Layer 1 — Structural slot-overlap (parse-time, very cheap)
Layer 2 — Per-transform reversibility metadata (parse-time, cheap)
Layer 3 — Symbolic round-trip on rule save (medium, runs on-demand)
Layer 4 — Property-based testing (expensive, opt-in for rule pack authors)
Layer 5 — Runtime check on inverse direction (cheap, defense-in-depth, always on)

The storage layer:

src/transformers/transformMetadata.ts (new, ~150 LOC) — per-filter metadata records with reversibility: 'total' | 'lossy' | 'conditional' + optional isReversibleFor(input) predicate + optional inverse function + human-readable reversibilityDomain description.
Integration into existing derive.ts:deriveBijective() (extend to read the metadata table).
Integration into existing pipeline.ts:isTransformReversible() (replace the coarse flag-set with the granular table lookup).

F2 commit 1 implements Layers 1+2 (~50 LOC additional beyond what’s already planned). Layer 3 lands in commit 2. Layers 4+5 land later.

Honest verdict

We’re in good shape. Our existing design is industry-best by the cross-domain comparison. The “what’s missing” is granularity (per-filter metadata vs per-config flag), which is a contained additive change.

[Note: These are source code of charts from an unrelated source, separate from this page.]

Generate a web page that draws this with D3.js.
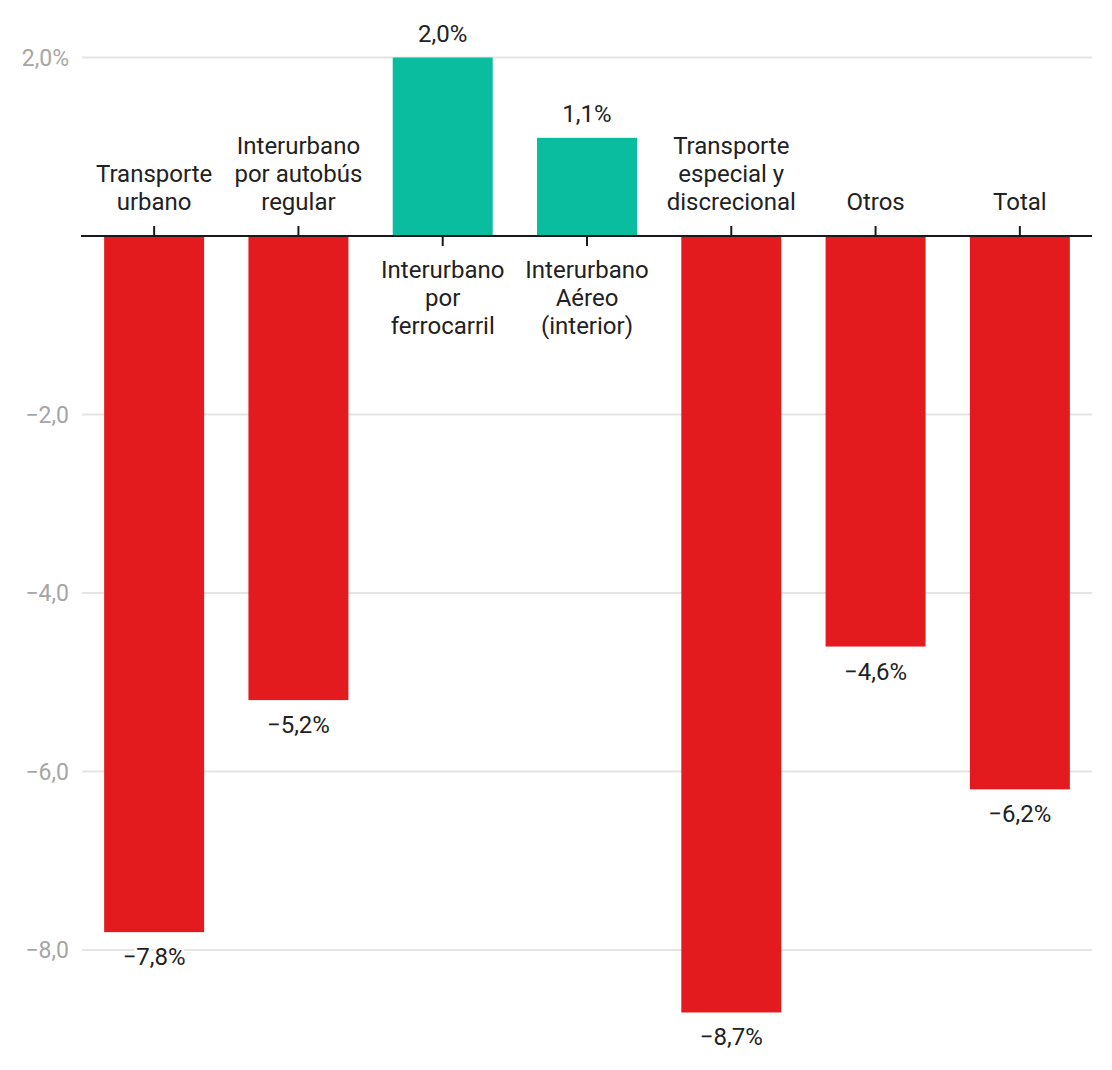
<!DOCTYPE html>
<html>
<head>
<meta charset="utf-8">
<script src="https://cdn.jsdelivr.net/npm/d3@7"></script>
<style>
  body { margin: 0; background: #fff; }
  svg { display: block; font-family: Roboto, sans-serif; }
</style>
</head>
<body>
<svg id="chart" width="1112" height="1070"></svg>
<script>
// categories, with line breaks as they show in the labels
const categories = [
  "Transporte\nurbano",
  "Interurbano\npor autobús\nregular",
  "Interurbano\npor\nferrocarril",
  "Interurbano\nAéreo\n(interior)",
  "Transporte\nespecial y\ndiscrecional",
  "Otros",
  "Total"
];
const values = [-7.8, -5.2, 2.0, 1.1, -8.7, -4.6, -6.2];
const yTicks = [2, -2, -4, -6, -8];

const svg = d3.select("#chart");
const left = 82, right = 1092;
const lineH = 28;
const fmt = v => d3.format(".1f")(v).replace(".", ",").replace("-", "\u2212");

const x = d3.scaleBand()
  .domain(categories)
  .range([left, right])
  .paddingInner(0.307)
  .paddingOuter(0.1535);

const y = d3.scaleLinear()
  .domain([-8, 2])
  .range([950, 57.5]);

// gridlines
svg.append("g")
  .selectAll("line")
  .data(yTicks)
  .enter()
  .append("line")
    .attr("x1", left)
    .attr("x2", right)
    .attr("y1", d => y(d))
    .attr("y2", d => y(d))
    .attr("stroke", "#e4e4e4")
    .attr("stroke-width", 2);

// y labels
svg.append("g")
  .selectAll("text")
  .data(yTicks)
  .enter()
  .append("text")
    .attr("x", 69)
    .attr("y", d => y(d))
    .attr("dy", "0.35em")
    .attr("text-anchor", "end")
    .attr("font-size", 23)
    .attr("fill", "#a6a6a6")
    .text(d => fmt(d) + (d === 2 ? "%" : ""));

// bars
svg.append("g")
  .selectAll("rect")
  .data(values)
  .enter()
  .append("rect")
    .attr("x", (d, i) => x(categories[i]))
    .attr("width", x.bandwidth())
    .attr("y", d => y(Math.max(0, d)))
    .attr("height", d => Math.abs(y(d) - y(0)))
    .attr("fill", d => d < 0 ? "#e31b1e" : "#0abd9e");

// zero axis + ticks pointing at the label
svg.append("line")
  .attr("x1", left - 1)
  .attr("x2", right)
  .attr("y1", y(0))
  .attr("y2", y(0))
  .attr("stroke", "#1a1a1a")
  .attr("stroke-width", 2);

svg.append("g")
  .selectAll("line")
  .data(values)
  .enter()
  .append("line")
    .attr("x1", (d, i) => x(categories[i]) + x.bandwidth() / 2)
    .attr("x2", (d, i) => x(categories[i]) + x.bandwidth() / 2)
    .attr("y1", y(0))
    .attr("y2", d => d < 0 ? y(0) - 10 : y(0) + 10)
    .attr("stroke", "#1a1a1a")
    .attr("stroke-width", 2);

// category labels
const cat = svg.append("g")
  .selectAll("text")
  .data(values)
  .enter()
  .append("text")
    .attr("text-anchor", "middle")
    .attr("font-size", 24)
    .attr("fill", "#222");

cat.each(function (d, i) {
  const lines = categories[i].split("\n");
  const cx = x(categories[i]) + x.bandwidth() / 2;
  // above the axis for negative bars, below for positive ones
  const y0 = d < 0 ? y(0) - 26 - (lines.length - 1) * lineH : y(0) + 42;
  d3.select(this).selectAll("tspan")
    .data(lines)
    .enter()
    .append("tspan")
      .attr("x", cx)
      .attr("y", (l, j) => y0 + j * lineH)
      .text(l => l);
});

// value labels
svg.append("g")
  .selectAll("text")
  .data(values)
  .enter()
  .append("text")
    .attr("x", (d, i) => x(categories[i]) + x.bandwidth() / 2)
    .attr("y", d => d < 0 ? y(d) + 33 : y(d) - 16)
    .attr("text-anchor", "middle")
    .attr("font-size", 24)
    .attr("fill", "#222")
    .attr("stroke", "#fff")
    .attr("stroke-width", 5)
    .attr("stroke-linejoin", "round")
    .attr("paint-order", "stroke")
    .text(d => fmt(d) + "%");
</script>
</body>
</html>
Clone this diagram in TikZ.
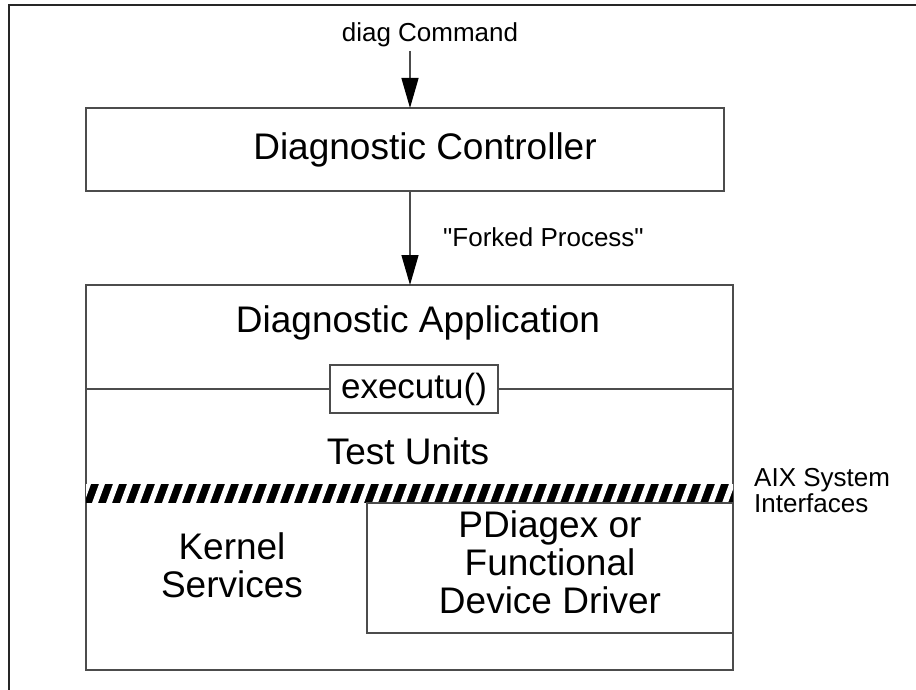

No fundamental redesign needed. The user’s worry — “this may require building bijectivity representation stuff or abstractions per transform, unless there’s something I don’t know about?” — is real but tractable: we build a small per-transform metadata table (~12 entries today), wire it into the existing derivation logic, and expose granular per-rule status indicators. That’s it.

The lens-calculus literature is rigorous but designed for code (Boomerang grammars, Haskell types). Our domain is data-driven rules authored by users at runtime. Liquid-Haskell-style refinement-type domain constraints are a stretch goal (Layer 3’s symbolic check approximates them); not blocking for v1.